Some 27 fund managers including the heads of overseas alternative asset investment and overseas stock investment have left or tendered their resignations so far this year, a source with direct knowledge of the matter told Reuters on Monday.
The source declined to be identified due to the sensitivity of the matter.
Last year, 30 fund managers quit the organisation, the highest yearly attrition ever, according to the Investment Management office.
“Many of the talent that have left are heads of offices, team leaders, who will be hard to replace,” said Shin Jhin-young, a Yonsei University professor and member of NPS’ investment management committee. “Plus, many of them were experienced in overseas investment and alternative assets, where NPS is trying to expand.”
NPS, which had 545 trillion won ($473.2 billion) in assets under management as of October 2016, employed 223 people in its Investment Management office in early January, the office said, down from about 300 people including about 220 fund managers in November.
The decision to move to Jeonju – with a population of 660,000 and three hours by rail and bus from Seoul – was announced in 2013 as part of an effort to decentralise government functions and boost regional development.
An NPS spokeswoman said the Investment Management office would do its best to ensure there were no issues in managing the fund and declined to comment on headcount.

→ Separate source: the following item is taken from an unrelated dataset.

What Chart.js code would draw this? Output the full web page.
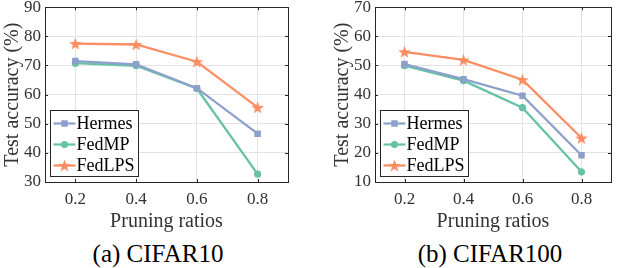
<!DOCTYPE html>
<html>
<head>
<meta charset="utf-8">
<script src="https://cdn.jsdelivr.net/npm/chart.js@4.4.1/dist/chart.umd.min.js"></script>
<style>
  html, body { margin: 0; padding: 0; background: #fff; width: 618px; height: 268px; overflow: hidden; }
  .wrap { position: absolute; top: -7px; }
  canvas { display: block; }
  .cap { position: absolute; font-family: 'Liberation Serif', 'Times New Roman', serif; font-size: 25px; color: #000; white-space: nowrap; transform: translateX(-50%); top: 240px; }
</style>
</head>
<body>
<div class="wrap" id="w1" style="left:0px;"><canvas id="c1" width="309" height="247"></canvas></div>
<div class="wrap" id="w2" style="left:309px;"><canvas id="c2" width="309" height="247"></canvas></div>
<div class="cap" style="left:158px;">(a) CIFAR10</div>
<div class="cap" style="left:490px;">(b) CIFAR100</div>
<script>
// ---- Data ----
const ratios = [0.2, 0.4, 0.6, 0.8];
const seriesNames = ['Hermes', 'FedMP', 'FedLPS'];
const c10Hermes = [71.5, 70.4, 62.2, 46.6];
const c10FedMP = [70.8, 69.9, 62.1, 32.7];
const c10FedLPS = [77.5, 77.2, 71.3, 55.6];
const c100Hermes = [50.5, 45.3, 39.6, 19.2];
const c100FedMP = [49.9, 44.8, 35.5, 13.5];
const c100FedLPS = [54.7, 51.9, 45.1, 25.1];
const c10YTicks = [30, 40, 50, 60, 70, 80, 90];
const c100YTicks = [10, 20, 30, 40, 50, 60, 70];

const FONT = "'Liberation Serif', 'Times New Roman', serif";
const AXIS = '#262626';
const GRID = '#e3e3e3';
const colors = ['#8da0cb', '#66c2a5', '#fc8d62'];

function makeStar(color) {
  const s = 15;
  const cv = document.createElement('canvas');
  cv.width = s; cv.height = s;
  const ctx = cv.getContext('2d');
  const cx = s / 2, cy = s / 2 + 0.6, R = 6.6, r = 2.7;
  ctx.beginPath();
  for (let i = 0; i < 10; i++) {
    const ang = -Math.PI / 2 + i * Math.PI / 5;
    const rad = i % 2 === 0 ? R : r;
    const x = cx + rad * Math.cos(ang), y = cy + rad * Math.sin(ang);
    if (i === 0) ctx.moveTo(x, y); else ctx.lineTo(x, y);
  }
  ctx.closePath();
  ctx.fillStyle = color;
  ctx.fill();
  return cv;
}
const starImg = makeStar(colors[2]);
const pointStyles = ['rect', 'circle', starImg];
const pointRadii = [4.6, 3.6, 7];

const framePlugin = {
  id: 'frame',
  afterDatasetsDraw(chart) {
    const { ctx, chartArea: a, scales } = chart;
    ctx.save();
    ctx.strokeStyle = AXIS;
    ctx.lineWidth = 1;
    ctx.strokeRect(Math.round(a.left) + 0.5, Math.round(a.top) + 0.5, Math.round(a.right - a.left), Math.round(a.bottom - a.top));
    const tl = 3;
    ctx.beginPath();
    scales.y.ticks.forEach(t => {
      const y = Math.round(scales.y.getPixelForValue(t.value)) + 0.5;
      ctx.moveTo(a.left, y); ctx.lineTo(a.left + tl, y);
      ctx.moveTo(a.right, y); ctx.lineTo(a.right - tl, y);
    });
    scales.x.ticks.forEach(t => {
      const x = Math.round(scales.x.getPixelForValue(t.value)) + 0.5;
      ctx.moveTo(x, a.bottom); ctx.lineTo(x, a.bottom - tl);
      ctx.moveTo(x, a.top); ctx.lineTo(x, a.top + tl);
    });
    ctx.stroke();
    ctx.restore();
  },
  afterDraw(chart) {
    const { ctx, chartArea: a } = chart;
    const bw = 88, bh = 66;
    const bx = Math.round(a.left + 5) + 0.5;
    const by = Math.round(a.bottom - 6 - bh) + 0.5;
    ctx.save();
    ctx.fillStyle = '#fff';
    ctx.fillRect(bx, by, bw, bh);
    ctx.strokeStyle = AXIS;
    ctx.lineWidth = 1;
    ctx.strokeRect(bx, by, bw, bh);
    const rows = [13, 34, 55];
    chart.data.datasets.forEach((ds, i) => {
      const y = by + rows[i];
      ctx.strokeStyle = ds.borderColor;
      ctx.lineWidth = 2.2;
      ctx.beginPath();
      ctx.moveTo(bx + 3, y); ctx.lineTo(bx + 25, y);
      ctx.stroke();
      if (typeof ds.pointStyle === 'string') {
        ctx.fillStyle = ds.pointBackgroundColor;
        ctx.beginPath();
        if (ds.pointStyle === 'rect') {
          const s = Math.SQRT1_2 * ds.pointRadius;
          ctx.rect(bx + 14 - s, y - s, 2 * s, 2 * s);
        } else {
          ctx.arc(bx + 14, y, ds.pointRadius, 0, Math.PI * 2);
        }
        ctx.fill();
      } else {
        const img = ds.pointStyle;
        ctx.drawImage(img, bx + 14 - img.width / 2, y - img.height / 2);
      }
      ctx.fillStyle = '#000';
      ctx.font = '18px ' + FONT;
      ctx.textBaseline = 'middle';
      ctx.textAlign = 'left';
      ctx.fillText(ds.label, bx + 26, y + 1);
    });
    ctx.restore();
  }
};

function build(id, dataArrs, yTicks, padLeft, padRight) {
  const datasets = dataArrs.map((arr, i) => ({
    label: seriesNames[i],
    data: ratios.map((r, j) => ({ x: r, y: arr[j] })),
    borderColor: colors[i],
    backgroundColor: colors[i],
    pointBackgroundColor: colors[i],
    pointBorderColor: colors[i],
    pointBorderWidth: 0,
    borderWidth: 2.3,
    pointStyle: pointStyles[i],
    pointRadius: pointRadii[i],
    tension: 0
  }));
  return new Chart(document.getElementById(id), {
    type: 'line',
    data: { datasets },
    plugins: [framePlugin],
    options: {
      responsive: false,
      animation: false,
      events: [],
      layout: { padding: { left: padLeft, right: padRight, top: 0, bottom: 0 } },
      plugins: { legend: { display: false }, tooltip: { enabled: false } },
      scales: {
        x: {
          type: 'linear', min: 0.1, max: 0.9,
          afterBuildTicks: s => { s.ticks = ratios.map(v => ({ value: v })); },
          afterFit: s => { s.height = 58; },
          grid: { color: GRID, drawTicks: false, lineWidth: 1 },
          border: { display: false },
          ticks: { padding: 7, color: '#333', font: { family: FONT, size: 17 }, callback: v => v.toFixed(1), maxRotation: 0 },
          title: { display: true, text: 'Pruning ratios', color: '#333', font: { family: FONT, size: 20 }, padding: { top: 0, bottom: 6 } }
        },
        y: {
          type: 'linear', min: yTicks[0], max: yTicks[yTicks.length - 1],
          afterBuildTicks: s => { s.ticks = yTicks.map(v => ({ value: v })); },
          afterFit: s => { s.width = 44; },
          grid: { color: GRID, drawTicks: false, lineWidth: 1 },
          border: { display: false },
          ticks: { padding: 4, color: '#333', font: { family: FONT, size: 17 } },
          title: { display: true, text: 'Test accuracy (%)', color: '#333', font: { family: FONT, size: 20 }, padding: { top: 0, bottom: 0 } }
        }
      }
    }
  });
}

build('c1', [c10Hermes, c10FedMP, c10FedLPS], c10YTicks, 1, 21);
build('c2', [c100Hermes, c100FedMP, c100FedLPS], c100YTicks, 22, 4);
</script>
</body>
</html>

Yonsei University’s Shin said the lower salaries of NPS fund managers compared with the private sector, and fund management officials recently under investigation over the pension fund’s decision to back the merger of two Samsung Group affiliates in 2015, may have affected staff decisions.
“To fundamentally solve these issues, the fund’s governance structure must change – the investment management side must be spun off into an independent organisation,” said Nam Chae-woo, research fellow at Korea Capital Market Institute.
Such a spinoff would require parliamentary approval and a change in the law, Shin said. The Investment Management office is now part of the larger National Pension Service, which is in turn overseen by the health ministry.
NPS’ former chairman Moon Hyung-pyo was arrested in the corruption scandal that led to President Park Geun-hye’s impeachment by parliament, on charges of abuse of power and perjury.
Moon was arrested after acknowledging to prosecutors that he had pressured the NPS to approve the merger of the two Samsung group units while he headed the health ministry, the special prosecutor’s office said in December.
However, Moon testified at Constitutional Court on Feb. 9 that he did not receive any orders or requests from the Blue House concerning the Samsung merger.